INTERFEROMETRIC CHARACTERIZATION OF TEAR FILM DYNAMICS

Abstract

The anterior refracting surface of the eye is the thin tear film that forms on the surface of the cornea. When a contact lens is on worn, the tear film covers the contact lens as it would a bare cornea, and is affected by the contact lens material properties. Tear film irregularity can cause both discomfort and vision quality degradation. Under normal conditions, the tear film is less than 10 microns thick and the thickness and topography change in the time between blinks. In order to both better understand the tear film, and to characterize how contact lenses affect tear film behavior, two interferometers were designed and built to separately measure tear film behavior in vitro and in vivo. An in vitro method of characterizing dynamic fluid layers applied to contact lenses mounted on mechanical substrates has been developed using a phase-shifting Twyman- Green interferometer. This interferometer continuously measures light reflected from the surface of the fluid layer, allowing precision analysis of the dynamic fluid layer. Movies showing this fluid layer behavior can be generated. The fluid behavior on the contact lens surface is measured, allowing quantitative analysis beyond what typical contact angle or visual inspection methods provide. The in vivo interferometer is a similar system, with additional modules included to provide capability for human testing. This tear film measurement allows analysis beyond capabilities of typical fluorescein visual inspection or videokeratometry and provides better sensitivity and resolution than shearing interferometry methods.
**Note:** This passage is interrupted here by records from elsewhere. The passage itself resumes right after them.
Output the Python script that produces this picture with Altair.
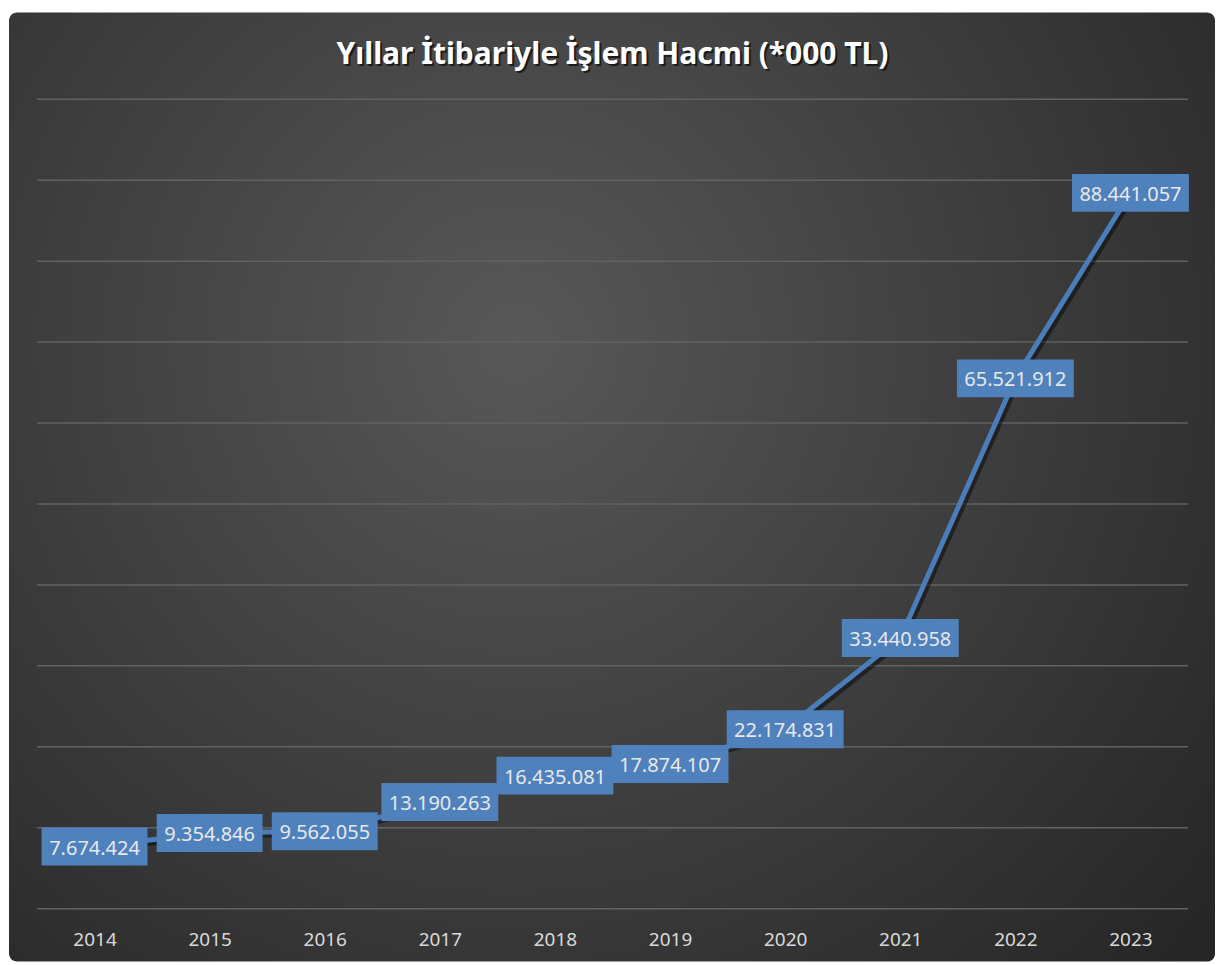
import altair as alt
import pandas as pd

years = ["2014", "2015", "2016", "2017", "2018", "2019", "2020", "2021", "2022", "2023"]
values = [7674424, 9354846, 9562055, 13190263, 16435081, 17874107, 22174831, 33440958, 65521912, 88441057]
labels = ["7.674.424", "9.354.846", "9.562.055", "13.190.263", "16.435.081",
          "17.874.107", "22.174.831", "33.440.958", "65.521.912", "88.441.057"]
grid_values = [0, 10000000, 20000000, 30000000, 40000000, 50000000,
               60000000, 70000000, 80000000, 90000000, 100000000]
title_text = "Yıllar İtibariyle İşlem Hacmi (*000 TL)"

df = pd.DataFrame({"year": years, "value": values, "label": labels})
df["short"] = df["label"].str.len() < 10
gdf = pd.DataFrame({"value": grid_values})
tdf = pd.DataFrame({"t": [title_text]})

W, H = 1152, 810
PL, PT, PR, PB = 29, 91, 27, 53

x = alt.X("year:O", title=None, sort=years,
          scale=alt.Scale(type="point", padding=0.5),
          axis=alt.Axis(labelAngle=0, labelColor="#d9d9d9", labelFontSize=19,
                        labelFont="Noto Sans", ticks=False, domain=False,
                        labelPadding=22, grid=False, zindex=1))
yscale = alt.Scale(domain=[0, 100000000], nice=False)
y = alt.Y("value:Q", title=None, scale=yscale, axis=None)

base = alt.Chart(df)

bg = base.transform_filter("datum.year == '2014'").mark_rect(
    cornerRadius=8,
    color=alt.Gradient(gradient="radial",
                       stops=[alt.GradientStop(color="#585858", offset=0),
                              alt.GradientStop(color="#262626", offset=1)],
                       x1=0.42, y1=0.38, r1=0, x2=0.42, y2=0.38, r2=0.75),
).encode(x=alt.value(-PL + 1), x2=alt.value(W + PR), y=alt.value(-PT + 4), y2=alt.value(H + PB))

title_shadow = alt.Chart(tdf).mark_text(
    font="Noto Sans", fontSize=30, fontWeight="bold", color="#000000", opacity=0.6,
    align="center", baseline="middle").encode(
    text="t:N", x=alt.value(W / 2 + 2), y=alt.value(-PT + 49))
title = alt.Chart(tdf).mark_text(
    font="Noto Sans", fontSize=30, fontWeight="bold", color="#ffffff",
    align="center", baseline="middle").encode(
    text="t:N", x=alt.value(W / 2), y=alt.value(-PT + 47))

grid = alt.Chart(gdf).mark_rule(color="#626262", strokeWidth=1.5).encode(
    y=alt.Y("value:Q", scale=yscale, axis=None), x=alt.value(0), x2=alt.value(W))

shadow = base.mark_line(color="black", opacity=0.45, strokeWidth=5, xOffset=3, yOffset=3).encode(
    x=x, y=y)
line = base.mark_line(color="#4a7ebb", strokeWidth=5).encode(x=x, y=y)

box_s = base.transform_filter("datum.short").mark_rect(
    width=106, height=38, color="#4f81bd").encode(x=x, y=y)
box_l = base.transform_filter("!datum.short").mark_rect(
    width=117, height=38, color="#4f81bd").encode(x=x, y=y)

txt = base.mark_text(font="Noto Sans", fontSize=20, color="#e8e8e8", baseline="middle",
                     dy=2).encode(x=x, y=y, text="label:N")

chart = alt.layer(bg, title_shadow, title, grid, shadow, line, box_s, box_l, txt).properties(
    width=W, height=H,
    autosize=alt.AutoSizeParams(type="none"),
    padding={"left": PL, "top": PT, "right": PR, "bottom": PB},
).configure(background="#ffffff").configure_view(stroke=None)

chart.save("out.html", embed_options={"renderer": "svg", "actions": False})
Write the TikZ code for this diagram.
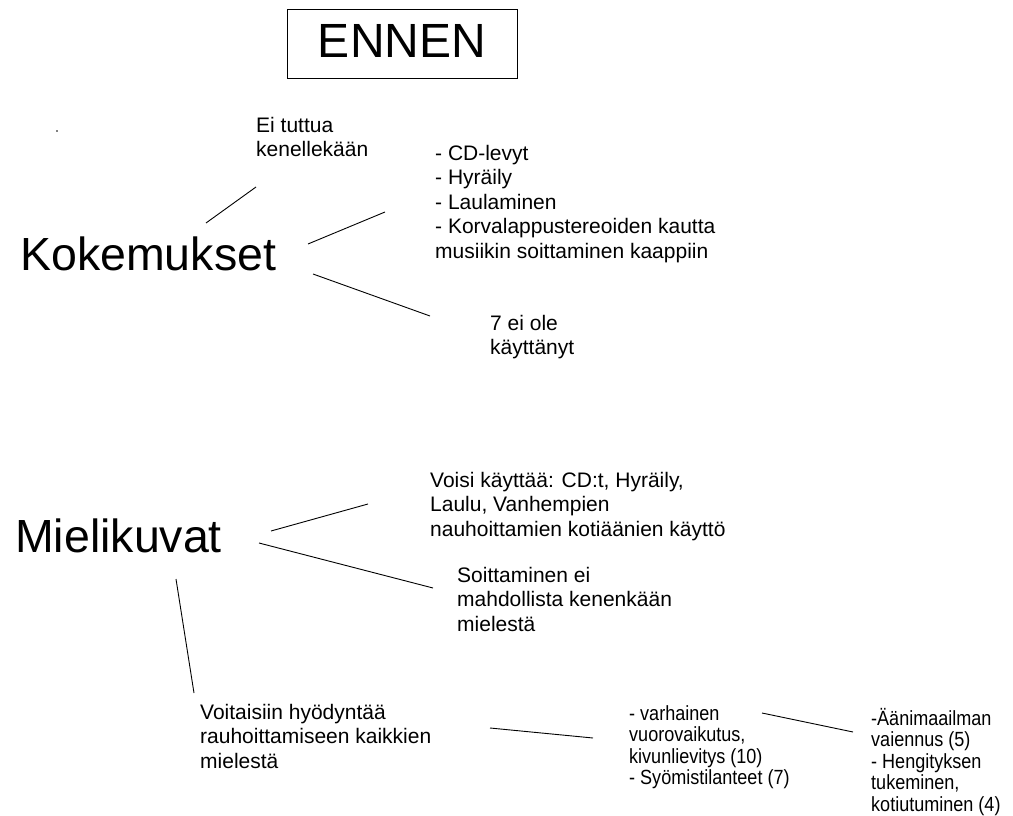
\documentclass[tikz,border=0pt]{standalone}
\usepackage{fontspec}
\setmainfont{Liberation Sans}
\newfontfamily\narrowsans[FakeStretch=0.88]{Liberation Sans}

\tikzset{
  big/.style={anchor=base west, inner sep=0pt, font=\fontsize{46.5}{50}\selectfont},
  txt/.style={anchor=base west, inner sep=0pt, align=left, font=\fontsize{21}{24.5}\selectfont},
  smalltxt/.style={anchor=base west, inner sep=0pt, align=left, font=\narrowsans\fontsize{20.5}{21.5}\selectfont},
  link/.style={line width=0.9pt}
}

\begin{document}
\begin{tikzpicture}[x=1pt, y=-1pt]
            \useasboundingbox (0,0) rectangle (1013,816);
            \node[draw, line width=1pt, minimum width=230pt, minimum height=69pt, text depth=7pt, inner sep=0pt, font=\fontsize{48}{50}\selectfont] (ennen) at (402,44.5) {ENNEN};
            \node[circle, fill, inner sep=0.6pt] (dot) at (57,131) {};
            \node[big] (kok) at (20,270) {Kokemukset};
            \node[txt] (tuttu) at (256,156.5) {Ei tuttua\\kenellekään};
            \node[txt] (keinot) at (435,258) {- CD-levyt\\- Hyräily\\- Laulaminen\\- Korvalappustereoiden kautta\\musiikin soittaminen kaappiin};
            \node[txt] (seitsem) at (490,354.5) {7 ei ole\\käyttänyt};
            \coordinate (k1) at (206,223); \coordinate (t1) at (256,187);
            \coordinate (k2) at (308,244); \coordinate (t2) at (385,212);
            \coordinate (k3) at (313,274); \coordinate (t3) at (430,316);
            \draw[link] (k1) -- (t1);
            \draw[link] (k2) -- (t2);
            \draw[link] (k3) -- (t3);
            \node[big] (miel) at (15,552) {Mielikuvat};
            \node[txt] (voisi) at (430,536) {Voisi käyttää: CD:t, Hyräily,\\Laulu, Vanhempien\\nauhoittamien kotiäänien käyttö};
            \node[txt] (soitto) at (457,631) {Soittaminen ei\\mahdollista kenenkään\\mielestä};
            \node[txt] (hyoty) at (200,768) {Voitaisiin hyödyntää\\rauhoittamiseen kaikkien\\mielestä};
            \node[smalltxt] (varh) at (629,784.5) {- varhainen\\vuorovaikutus,\\kivunlievitys (10)\\- Syömistilanteet (7)};
            \node[smalltxt] (aani) at (871,811) {-Äänimaailman\\vaiennus (5)\\- Hengityksen\\tukeminen,\\kotiutuminen (4)};
            \coordinate (m1) at (271,531); \coordinate (v1) at (368,504);
            \coordinate (m2) at (259,543); \coordinate (v2) at (433,588);
            \coordinate (m3) at (176,579); \coordinate (v3) at (194,693);
            \coordinate (h1) at (490,728); \coordinate (h2) at (593,738);
            \coordinate (r1) at (762,713); \coordinate (r2) at (853,732);
            \draw[link] (m1) -- (v1);
            \draw[link] (m2) -- (v2);
            \draw[link] (m3) -- (v3);
            \draw[link] (h1) -- (h2);
            \draw[link] (r1) -- (r2);
        \end{tikzpicture}
\end{document}
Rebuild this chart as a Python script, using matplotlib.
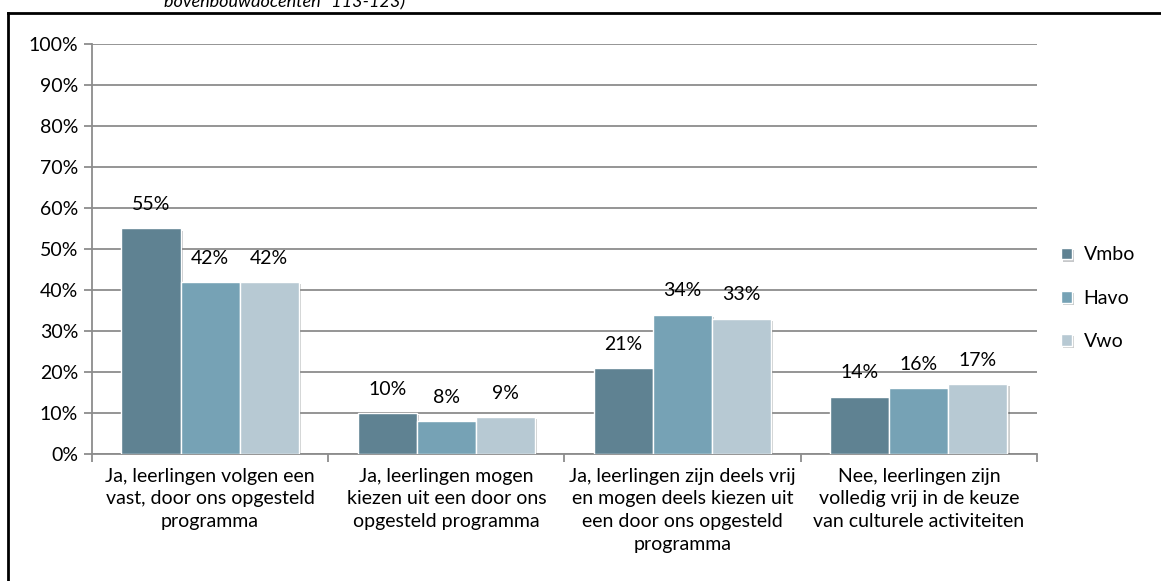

The in vitro interferometer system has measured the formation and break up of fluid layers. Different fluid and contact lens material combinations have been used, and significant fluid layer properties have been observed in some cases. This dissertation discusses the design of this interferometer along with analysis methods used. Example measurement results of different contact lens are presented highlighting the capabilities of the instrument. This dissertation also provides the in vivo interferometer design, along with the considerations that must be taken when designing an interferometer for on-eye diagnostics. Discussions include accommodating eye movement, design of null optics for a range of ocular geometries, and laser emission limits for on-eye interferometry in general.